Thursday, 30 May 2019

Battle of Bailen 1808 and Et Sans Resultat


That's got to hurt - you'd have thought!


Finally got Bailen on the table. This is the 1808 battle where the Spanish managed to beat the French under Dupont. For this game I decided to try out the Et Sans Resultat rules. I'd heard good things from them on the Meeples and Miniatures podcast and elsewhere, so was looking forward to it. As usual I'll do the battle report first, then a rules review and finish with some overall comments.


As an experiment I set the terrain up in 10cm Hexon, but then laid in 4cm hex cloth over it, worked pretty well.

Battle Report

STARTEX: French coming from left., Bailen off to right.

Chabert's Brigade was first on, and, as in 1808, swung SE to climb the slope and attack Coupigny (bottom of picture above). The first round was undecisive, both sides taking casualties, but by the second the French had the upper hand. Coupigny fell back broken, but Chabert retired as no longer effective.

Chabert's assault on Coupigny

The baggage train delayed Schramm's arrival buy a turn or tow, but they were sent stright up just to the S of the road to hit Reding. Again it took a couple of turn,s but this time Reding broke with minimal casualties to Schramm. Just as well as although Pannetier had arrived his orders got lost and he hadn't moved before the game was over!

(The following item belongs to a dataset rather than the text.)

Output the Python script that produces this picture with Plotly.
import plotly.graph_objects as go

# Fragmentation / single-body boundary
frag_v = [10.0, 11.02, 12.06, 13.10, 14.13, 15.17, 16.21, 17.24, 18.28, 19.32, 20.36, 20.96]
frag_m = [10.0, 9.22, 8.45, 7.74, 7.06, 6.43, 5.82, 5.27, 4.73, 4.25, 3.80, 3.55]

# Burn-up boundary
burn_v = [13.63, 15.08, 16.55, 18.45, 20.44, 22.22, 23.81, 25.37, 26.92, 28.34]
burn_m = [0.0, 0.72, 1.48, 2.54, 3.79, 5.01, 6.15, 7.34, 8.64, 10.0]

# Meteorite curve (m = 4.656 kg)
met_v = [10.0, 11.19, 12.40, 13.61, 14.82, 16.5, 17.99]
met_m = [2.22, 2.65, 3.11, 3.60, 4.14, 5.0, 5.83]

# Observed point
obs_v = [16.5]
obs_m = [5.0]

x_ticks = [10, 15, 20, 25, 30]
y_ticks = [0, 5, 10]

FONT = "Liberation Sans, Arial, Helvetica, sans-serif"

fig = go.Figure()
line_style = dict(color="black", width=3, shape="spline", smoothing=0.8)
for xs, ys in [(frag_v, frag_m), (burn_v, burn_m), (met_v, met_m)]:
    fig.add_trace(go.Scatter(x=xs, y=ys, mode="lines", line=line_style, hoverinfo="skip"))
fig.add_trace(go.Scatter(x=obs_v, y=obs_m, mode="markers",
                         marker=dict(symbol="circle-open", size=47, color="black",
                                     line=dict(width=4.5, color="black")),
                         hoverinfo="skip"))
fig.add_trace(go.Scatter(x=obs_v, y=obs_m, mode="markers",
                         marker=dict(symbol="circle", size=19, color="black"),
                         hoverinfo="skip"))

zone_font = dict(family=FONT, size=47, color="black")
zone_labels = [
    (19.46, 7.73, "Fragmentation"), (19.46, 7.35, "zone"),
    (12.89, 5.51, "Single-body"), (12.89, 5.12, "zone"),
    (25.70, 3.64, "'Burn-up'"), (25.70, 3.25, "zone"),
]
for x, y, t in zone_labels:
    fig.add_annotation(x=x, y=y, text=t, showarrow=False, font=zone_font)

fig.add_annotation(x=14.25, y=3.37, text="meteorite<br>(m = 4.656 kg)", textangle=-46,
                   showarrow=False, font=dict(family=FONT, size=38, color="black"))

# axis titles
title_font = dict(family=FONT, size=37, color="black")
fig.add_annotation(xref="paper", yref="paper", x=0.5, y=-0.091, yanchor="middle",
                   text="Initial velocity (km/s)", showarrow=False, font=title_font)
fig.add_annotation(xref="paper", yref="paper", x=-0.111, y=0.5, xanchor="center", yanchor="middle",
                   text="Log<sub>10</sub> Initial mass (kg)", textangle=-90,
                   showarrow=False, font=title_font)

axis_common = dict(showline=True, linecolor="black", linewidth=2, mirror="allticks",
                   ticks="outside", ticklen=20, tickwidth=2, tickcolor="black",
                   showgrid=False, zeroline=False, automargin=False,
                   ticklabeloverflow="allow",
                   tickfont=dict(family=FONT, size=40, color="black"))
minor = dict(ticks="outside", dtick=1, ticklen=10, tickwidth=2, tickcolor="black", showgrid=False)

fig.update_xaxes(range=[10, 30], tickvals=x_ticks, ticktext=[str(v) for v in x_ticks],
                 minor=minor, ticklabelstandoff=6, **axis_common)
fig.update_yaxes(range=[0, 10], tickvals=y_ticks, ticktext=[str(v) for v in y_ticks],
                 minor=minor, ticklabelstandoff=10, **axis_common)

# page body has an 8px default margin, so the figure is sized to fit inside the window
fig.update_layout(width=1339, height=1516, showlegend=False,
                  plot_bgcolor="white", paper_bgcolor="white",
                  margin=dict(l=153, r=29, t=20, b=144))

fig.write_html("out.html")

Dupre and Prive's cavalry faired better though and were thrown forward N of the road to join Schramm in a two pronged attack on Venegas (top of the main picture). Again two turns was all it took to send Venegas packing with minimal French losses.

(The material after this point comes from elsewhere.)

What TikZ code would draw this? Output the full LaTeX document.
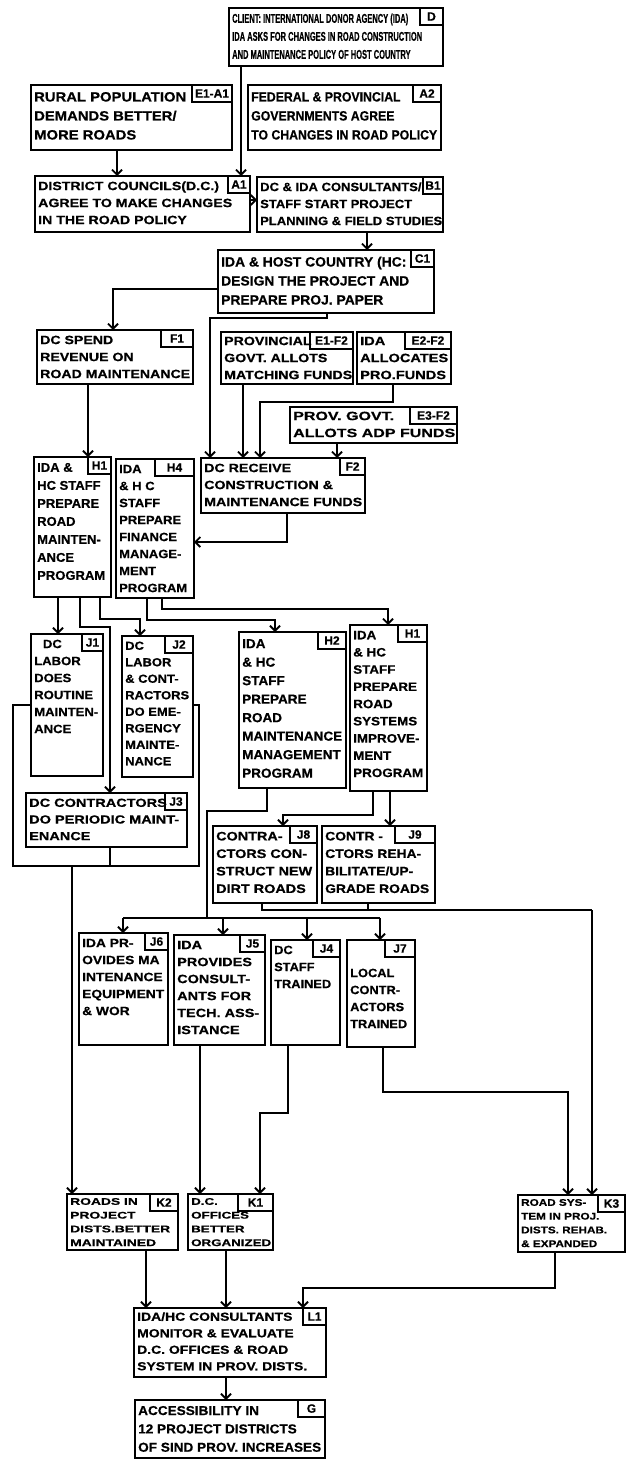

Schramm on Reding - you'd have thought that Spanish gun would hurt!


So without even committing the rear-guard of the Marines, but with Chabert looking a bit the worse for wear the French totally over-turned the historical outcome.

The final fight on Venegas' position, with Reding himself almost surrounded

Rules Review

Well this was a bit up and down. I had good expectations, and the production values are really high, but  my heart sank when I read that deployed infantry moved 1125 yards - which at a 1" = 100yd scale means we're expected to measure to 1/4". As soon as I got the rules on the table I hit the next big negative, infantry move 1125 yards, but artillery only fire 900 yards. So you can move form out of range to melee in one go! The rules say that units "in contact" are still targettable as they are initially assumed to be at musket range, but may be out of arc - but after the first turn I always allowed one shot on the way in. What I did quite like though was that the fire is effectively "formation" (i.e Brigade) fire, with skirmish battalions and artillery combining against the approaching targets.

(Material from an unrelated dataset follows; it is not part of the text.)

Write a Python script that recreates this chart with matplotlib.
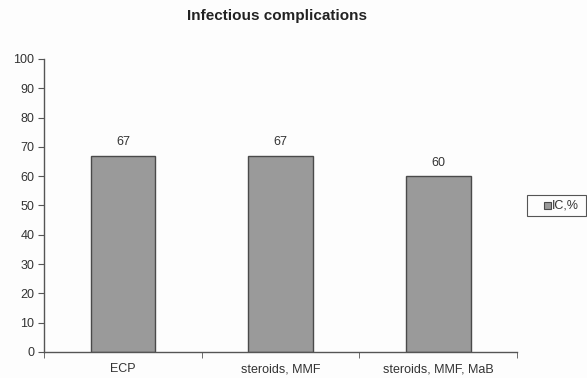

The initial melees seemed lacklustre, with few casualties (fatigues), but the after battle assessment saw more damage and was where the formation really suffered. At first it seemed to disconnect the damage from the actual combat - but again its reflects the focus on the "formation" not the Bn ( I should have watched the video tutorials first!).

Coming back the next day I realised I'd read the combat table wrongly. I though you just looked up the difference once (for the winner - which is what I do with SLS), whereas in fact you look up for both sides - but even so it was still the assessment that caused the real damage. I was now getting more into the flavour of the game, and you do need to think of it as formation level, even though you have Bn MUs.

I used the orders a bit, Pannetier's delay being the result of that, and I could see in a bigger game and more forcibly applied they might work pretty well.

Another big downer though came when look up troop types. There is page after page of stats for named commanders of the period, but units are only given in some representative OOBs, none of which had Cuirassiers (or some other key troop types!) so I've no idea what stat they should have. There was also no sense of formation (which could be allowable at this scale), but also no sense of cavalry wreaking havoc amongst unprepared infantry, or infantry being penalised for taking defensive measures. Gunners also appeared to be able to melee just as well as an irregular battalion - even against cavalry!

Overall

So overall, I think there is actually a very good set of rules in there, but its struggling to get out. It's got one of the nicest "higher level" takes on Napoleonic gaming I've seen, and I can see that the command, firing, melee and assessment sections could all work well with just a bit of tweaking, and as long as you stay in the formation mindset. But I think if I played again (as I may do - which is saying something!), then I'd certainly halve or third all movement to give the guns a fair crack of the whip (the French guns never stopped to fire a shot!) and give more of that sense of advance to contact.